Give the number of lines that include the word "with", nothing more.

[Charts and diagrams as code]
+-------+

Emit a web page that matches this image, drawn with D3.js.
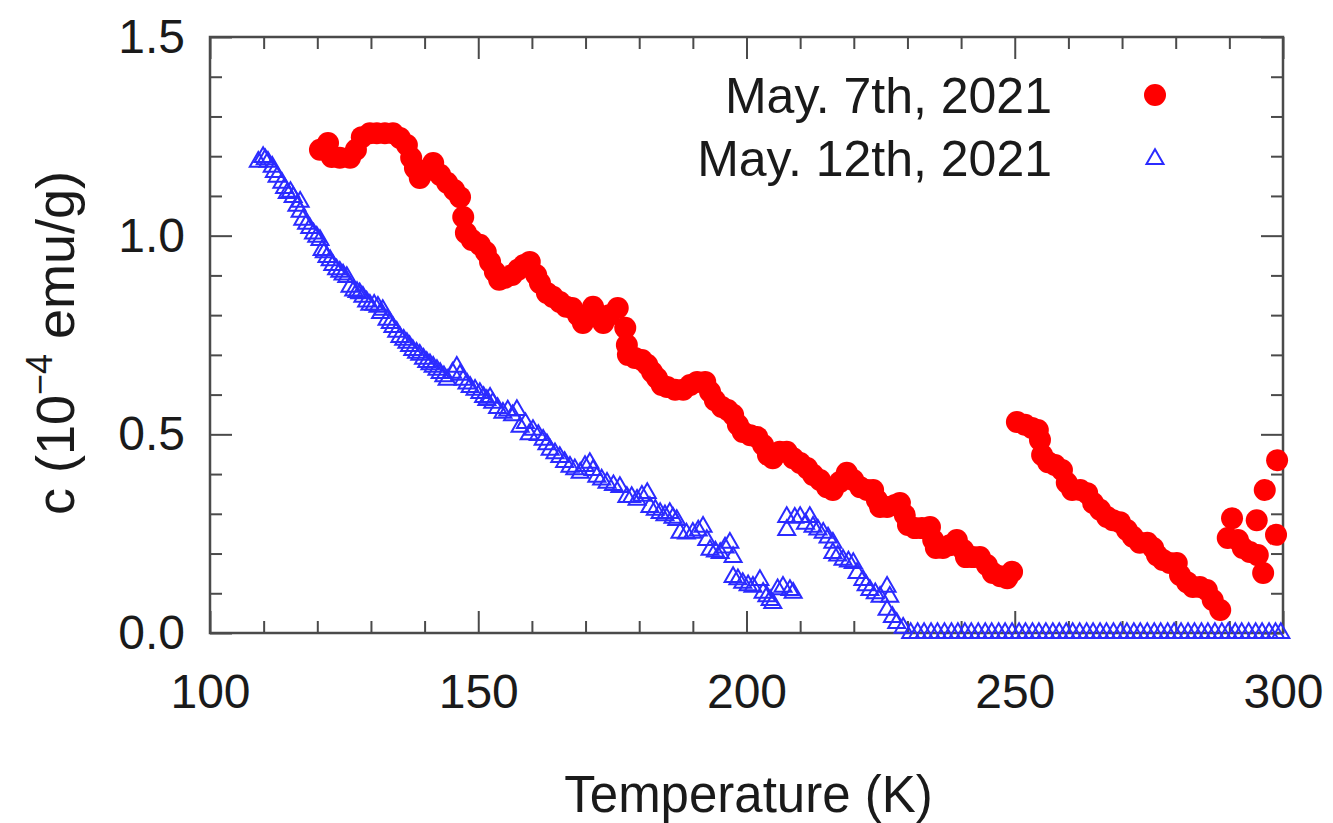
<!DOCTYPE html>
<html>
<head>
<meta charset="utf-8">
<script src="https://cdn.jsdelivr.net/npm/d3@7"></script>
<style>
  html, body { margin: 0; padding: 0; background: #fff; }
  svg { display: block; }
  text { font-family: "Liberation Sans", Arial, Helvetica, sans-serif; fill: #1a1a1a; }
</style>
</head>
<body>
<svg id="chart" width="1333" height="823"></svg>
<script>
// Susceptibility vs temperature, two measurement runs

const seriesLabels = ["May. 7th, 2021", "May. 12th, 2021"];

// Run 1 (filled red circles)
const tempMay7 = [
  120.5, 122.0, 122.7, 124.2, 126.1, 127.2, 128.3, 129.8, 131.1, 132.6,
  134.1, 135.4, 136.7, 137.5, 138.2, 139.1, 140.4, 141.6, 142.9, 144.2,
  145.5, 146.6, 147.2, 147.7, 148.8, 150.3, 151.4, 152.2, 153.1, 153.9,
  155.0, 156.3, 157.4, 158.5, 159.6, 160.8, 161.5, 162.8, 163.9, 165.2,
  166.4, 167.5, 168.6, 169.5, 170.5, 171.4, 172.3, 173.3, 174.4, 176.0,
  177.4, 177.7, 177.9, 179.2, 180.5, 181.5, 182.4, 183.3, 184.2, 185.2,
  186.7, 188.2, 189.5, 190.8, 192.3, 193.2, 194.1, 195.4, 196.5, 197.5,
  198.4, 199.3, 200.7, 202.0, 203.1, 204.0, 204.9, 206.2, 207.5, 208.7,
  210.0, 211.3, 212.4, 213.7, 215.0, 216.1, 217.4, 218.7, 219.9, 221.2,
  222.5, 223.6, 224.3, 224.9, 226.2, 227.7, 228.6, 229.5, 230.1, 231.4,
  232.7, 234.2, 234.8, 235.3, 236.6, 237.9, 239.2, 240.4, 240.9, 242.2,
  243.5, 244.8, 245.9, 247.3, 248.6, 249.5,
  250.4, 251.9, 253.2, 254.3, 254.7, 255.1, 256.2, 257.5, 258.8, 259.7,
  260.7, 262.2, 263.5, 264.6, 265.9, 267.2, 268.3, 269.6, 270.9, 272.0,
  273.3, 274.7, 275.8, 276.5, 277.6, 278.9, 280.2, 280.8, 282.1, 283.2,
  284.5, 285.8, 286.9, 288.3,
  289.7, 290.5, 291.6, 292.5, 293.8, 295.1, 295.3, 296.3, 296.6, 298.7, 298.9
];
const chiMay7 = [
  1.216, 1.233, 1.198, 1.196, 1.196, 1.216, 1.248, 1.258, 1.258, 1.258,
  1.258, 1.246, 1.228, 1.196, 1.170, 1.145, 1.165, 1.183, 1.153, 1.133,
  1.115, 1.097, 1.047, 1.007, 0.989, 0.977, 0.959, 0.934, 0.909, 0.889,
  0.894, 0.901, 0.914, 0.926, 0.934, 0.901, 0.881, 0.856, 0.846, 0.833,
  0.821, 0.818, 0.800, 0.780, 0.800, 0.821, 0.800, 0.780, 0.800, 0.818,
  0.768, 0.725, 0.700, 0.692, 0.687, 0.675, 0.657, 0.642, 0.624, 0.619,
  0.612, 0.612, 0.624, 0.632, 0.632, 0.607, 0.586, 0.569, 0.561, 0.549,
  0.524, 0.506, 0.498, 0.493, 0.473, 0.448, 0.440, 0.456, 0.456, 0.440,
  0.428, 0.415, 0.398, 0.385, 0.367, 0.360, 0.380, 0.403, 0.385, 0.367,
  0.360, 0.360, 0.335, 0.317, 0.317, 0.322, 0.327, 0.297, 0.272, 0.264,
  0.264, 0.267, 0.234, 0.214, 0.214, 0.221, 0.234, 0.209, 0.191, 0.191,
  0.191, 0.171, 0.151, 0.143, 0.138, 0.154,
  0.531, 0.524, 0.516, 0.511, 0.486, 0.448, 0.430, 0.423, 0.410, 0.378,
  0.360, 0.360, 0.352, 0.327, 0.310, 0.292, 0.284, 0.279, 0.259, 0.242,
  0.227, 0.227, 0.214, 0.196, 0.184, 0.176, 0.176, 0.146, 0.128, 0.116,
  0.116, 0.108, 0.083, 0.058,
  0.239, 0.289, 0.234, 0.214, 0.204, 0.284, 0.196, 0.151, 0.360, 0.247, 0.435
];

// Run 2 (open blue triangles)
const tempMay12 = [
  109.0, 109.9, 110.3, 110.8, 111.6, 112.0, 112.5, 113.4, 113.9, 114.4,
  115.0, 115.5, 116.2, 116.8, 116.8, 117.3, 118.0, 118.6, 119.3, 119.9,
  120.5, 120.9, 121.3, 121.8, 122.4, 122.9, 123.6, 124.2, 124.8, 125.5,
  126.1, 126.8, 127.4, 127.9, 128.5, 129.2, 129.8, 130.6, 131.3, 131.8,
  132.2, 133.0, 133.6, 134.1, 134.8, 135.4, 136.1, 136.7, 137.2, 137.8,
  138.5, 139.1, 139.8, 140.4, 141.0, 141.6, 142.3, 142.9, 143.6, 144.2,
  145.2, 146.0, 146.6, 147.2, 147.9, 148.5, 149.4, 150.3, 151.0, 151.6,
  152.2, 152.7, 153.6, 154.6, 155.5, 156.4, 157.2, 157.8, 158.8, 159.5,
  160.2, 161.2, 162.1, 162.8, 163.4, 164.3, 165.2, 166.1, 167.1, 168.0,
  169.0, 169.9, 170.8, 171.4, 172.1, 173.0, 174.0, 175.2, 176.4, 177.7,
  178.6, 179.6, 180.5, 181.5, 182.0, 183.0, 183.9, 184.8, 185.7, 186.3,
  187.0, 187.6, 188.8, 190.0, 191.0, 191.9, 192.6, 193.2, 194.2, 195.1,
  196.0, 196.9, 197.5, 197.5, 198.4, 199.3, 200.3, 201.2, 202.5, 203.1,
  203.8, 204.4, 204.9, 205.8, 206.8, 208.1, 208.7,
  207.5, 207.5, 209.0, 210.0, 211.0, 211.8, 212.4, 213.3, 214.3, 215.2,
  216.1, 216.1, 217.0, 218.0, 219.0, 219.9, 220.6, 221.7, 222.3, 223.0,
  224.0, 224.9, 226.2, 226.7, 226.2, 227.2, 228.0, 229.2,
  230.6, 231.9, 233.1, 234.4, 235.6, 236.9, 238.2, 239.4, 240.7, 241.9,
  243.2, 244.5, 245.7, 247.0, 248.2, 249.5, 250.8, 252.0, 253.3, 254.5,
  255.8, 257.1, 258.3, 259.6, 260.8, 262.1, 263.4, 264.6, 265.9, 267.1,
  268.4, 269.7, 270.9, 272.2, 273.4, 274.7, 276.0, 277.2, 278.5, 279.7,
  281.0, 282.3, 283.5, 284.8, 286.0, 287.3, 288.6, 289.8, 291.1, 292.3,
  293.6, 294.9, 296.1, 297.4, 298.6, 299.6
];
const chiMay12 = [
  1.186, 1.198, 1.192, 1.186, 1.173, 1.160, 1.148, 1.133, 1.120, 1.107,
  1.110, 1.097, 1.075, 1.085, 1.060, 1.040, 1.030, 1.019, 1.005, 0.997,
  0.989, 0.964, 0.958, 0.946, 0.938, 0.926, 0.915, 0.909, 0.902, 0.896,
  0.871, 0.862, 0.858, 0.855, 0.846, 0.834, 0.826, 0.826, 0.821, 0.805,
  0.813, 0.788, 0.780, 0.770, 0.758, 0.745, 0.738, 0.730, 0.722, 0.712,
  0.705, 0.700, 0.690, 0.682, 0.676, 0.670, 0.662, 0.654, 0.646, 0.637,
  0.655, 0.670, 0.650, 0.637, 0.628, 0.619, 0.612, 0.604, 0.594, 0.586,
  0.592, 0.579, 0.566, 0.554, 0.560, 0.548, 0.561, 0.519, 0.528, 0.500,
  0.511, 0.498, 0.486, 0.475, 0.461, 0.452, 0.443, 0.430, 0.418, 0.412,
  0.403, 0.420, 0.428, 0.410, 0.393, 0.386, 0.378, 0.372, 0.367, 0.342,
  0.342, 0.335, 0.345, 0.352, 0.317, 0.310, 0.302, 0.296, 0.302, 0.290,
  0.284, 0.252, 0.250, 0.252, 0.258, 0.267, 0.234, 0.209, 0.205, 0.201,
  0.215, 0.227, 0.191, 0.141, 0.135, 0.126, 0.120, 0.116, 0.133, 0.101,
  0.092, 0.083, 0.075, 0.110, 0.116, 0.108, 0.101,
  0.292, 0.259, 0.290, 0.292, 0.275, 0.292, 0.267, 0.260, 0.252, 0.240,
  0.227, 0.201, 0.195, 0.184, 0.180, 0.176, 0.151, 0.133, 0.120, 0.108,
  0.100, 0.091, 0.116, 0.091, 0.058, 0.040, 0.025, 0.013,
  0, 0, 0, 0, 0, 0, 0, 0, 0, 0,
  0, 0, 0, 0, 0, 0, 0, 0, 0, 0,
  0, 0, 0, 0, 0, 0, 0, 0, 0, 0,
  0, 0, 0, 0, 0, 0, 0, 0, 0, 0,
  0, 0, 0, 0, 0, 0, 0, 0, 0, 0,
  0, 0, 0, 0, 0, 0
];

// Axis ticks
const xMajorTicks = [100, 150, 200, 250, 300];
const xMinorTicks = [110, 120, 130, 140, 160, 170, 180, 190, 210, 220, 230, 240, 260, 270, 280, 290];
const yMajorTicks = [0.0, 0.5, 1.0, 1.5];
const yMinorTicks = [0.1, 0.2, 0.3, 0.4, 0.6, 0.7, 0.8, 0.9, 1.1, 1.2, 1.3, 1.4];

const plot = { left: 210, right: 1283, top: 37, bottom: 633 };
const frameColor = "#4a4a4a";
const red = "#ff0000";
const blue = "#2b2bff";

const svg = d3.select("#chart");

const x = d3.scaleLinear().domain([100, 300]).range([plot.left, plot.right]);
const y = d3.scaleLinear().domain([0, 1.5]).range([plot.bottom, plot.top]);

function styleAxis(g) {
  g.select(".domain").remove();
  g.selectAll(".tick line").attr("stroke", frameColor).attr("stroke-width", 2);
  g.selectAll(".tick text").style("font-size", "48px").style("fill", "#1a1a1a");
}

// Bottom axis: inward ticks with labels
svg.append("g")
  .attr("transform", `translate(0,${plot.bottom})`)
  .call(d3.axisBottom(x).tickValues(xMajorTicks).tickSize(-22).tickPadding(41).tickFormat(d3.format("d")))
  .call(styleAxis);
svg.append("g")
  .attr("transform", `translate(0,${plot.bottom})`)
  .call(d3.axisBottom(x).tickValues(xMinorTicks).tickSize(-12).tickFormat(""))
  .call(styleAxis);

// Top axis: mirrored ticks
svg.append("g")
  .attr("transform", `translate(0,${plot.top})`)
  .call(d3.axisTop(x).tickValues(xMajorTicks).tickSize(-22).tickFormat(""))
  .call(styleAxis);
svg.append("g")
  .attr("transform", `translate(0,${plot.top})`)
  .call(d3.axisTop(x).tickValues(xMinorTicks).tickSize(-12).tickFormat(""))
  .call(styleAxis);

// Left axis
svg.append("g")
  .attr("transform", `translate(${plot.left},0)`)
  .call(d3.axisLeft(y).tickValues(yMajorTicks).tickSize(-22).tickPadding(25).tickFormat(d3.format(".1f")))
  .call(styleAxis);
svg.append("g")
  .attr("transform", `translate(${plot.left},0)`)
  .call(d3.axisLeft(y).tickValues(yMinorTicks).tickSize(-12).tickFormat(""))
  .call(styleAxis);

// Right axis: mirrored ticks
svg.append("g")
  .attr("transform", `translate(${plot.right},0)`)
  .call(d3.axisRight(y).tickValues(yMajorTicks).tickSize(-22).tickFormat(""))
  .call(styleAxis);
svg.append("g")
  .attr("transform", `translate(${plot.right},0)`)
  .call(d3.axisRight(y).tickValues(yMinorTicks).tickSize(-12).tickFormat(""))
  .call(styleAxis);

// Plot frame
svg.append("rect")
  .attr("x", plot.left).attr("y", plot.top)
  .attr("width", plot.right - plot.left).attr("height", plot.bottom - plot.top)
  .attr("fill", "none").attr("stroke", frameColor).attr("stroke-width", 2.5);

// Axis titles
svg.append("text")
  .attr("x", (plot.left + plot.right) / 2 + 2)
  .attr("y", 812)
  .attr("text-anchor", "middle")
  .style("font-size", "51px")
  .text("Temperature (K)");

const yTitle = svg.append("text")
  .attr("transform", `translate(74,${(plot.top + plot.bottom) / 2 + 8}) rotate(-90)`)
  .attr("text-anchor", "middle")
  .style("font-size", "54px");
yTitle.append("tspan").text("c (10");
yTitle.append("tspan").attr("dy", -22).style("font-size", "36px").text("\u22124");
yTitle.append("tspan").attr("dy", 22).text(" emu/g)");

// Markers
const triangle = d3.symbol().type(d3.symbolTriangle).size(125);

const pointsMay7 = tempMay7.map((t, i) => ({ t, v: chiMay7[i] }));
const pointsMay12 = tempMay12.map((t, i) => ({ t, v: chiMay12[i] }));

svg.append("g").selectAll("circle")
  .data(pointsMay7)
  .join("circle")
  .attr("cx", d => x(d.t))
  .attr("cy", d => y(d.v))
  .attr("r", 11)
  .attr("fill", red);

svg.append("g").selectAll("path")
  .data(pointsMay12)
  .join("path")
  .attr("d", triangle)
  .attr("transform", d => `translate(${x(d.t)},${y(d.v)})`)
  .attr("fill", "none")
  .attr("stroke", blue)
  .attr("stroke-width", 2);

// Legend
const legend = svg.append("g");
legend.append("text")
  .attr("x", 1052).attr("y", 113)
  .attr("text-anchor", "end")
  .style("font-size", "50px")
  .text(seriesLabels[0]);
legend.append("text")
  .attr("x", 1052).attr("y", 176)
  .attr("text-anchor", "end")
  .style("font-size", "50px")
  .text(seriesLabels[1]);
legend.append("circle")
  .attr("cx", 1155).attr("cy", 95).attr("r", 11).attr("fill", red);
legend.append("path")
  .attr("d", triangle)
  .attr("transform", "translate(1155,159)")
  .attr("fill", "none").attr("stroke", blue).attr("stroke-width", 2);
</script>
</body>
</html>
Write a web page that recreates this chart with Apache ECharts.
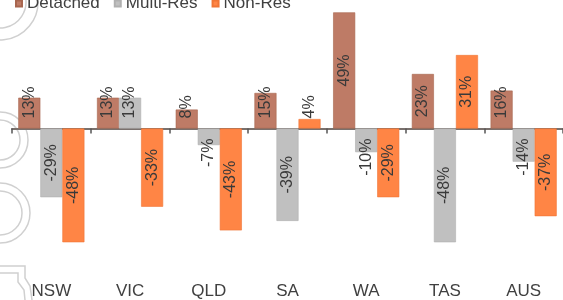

+-------+

Response to this task ->
3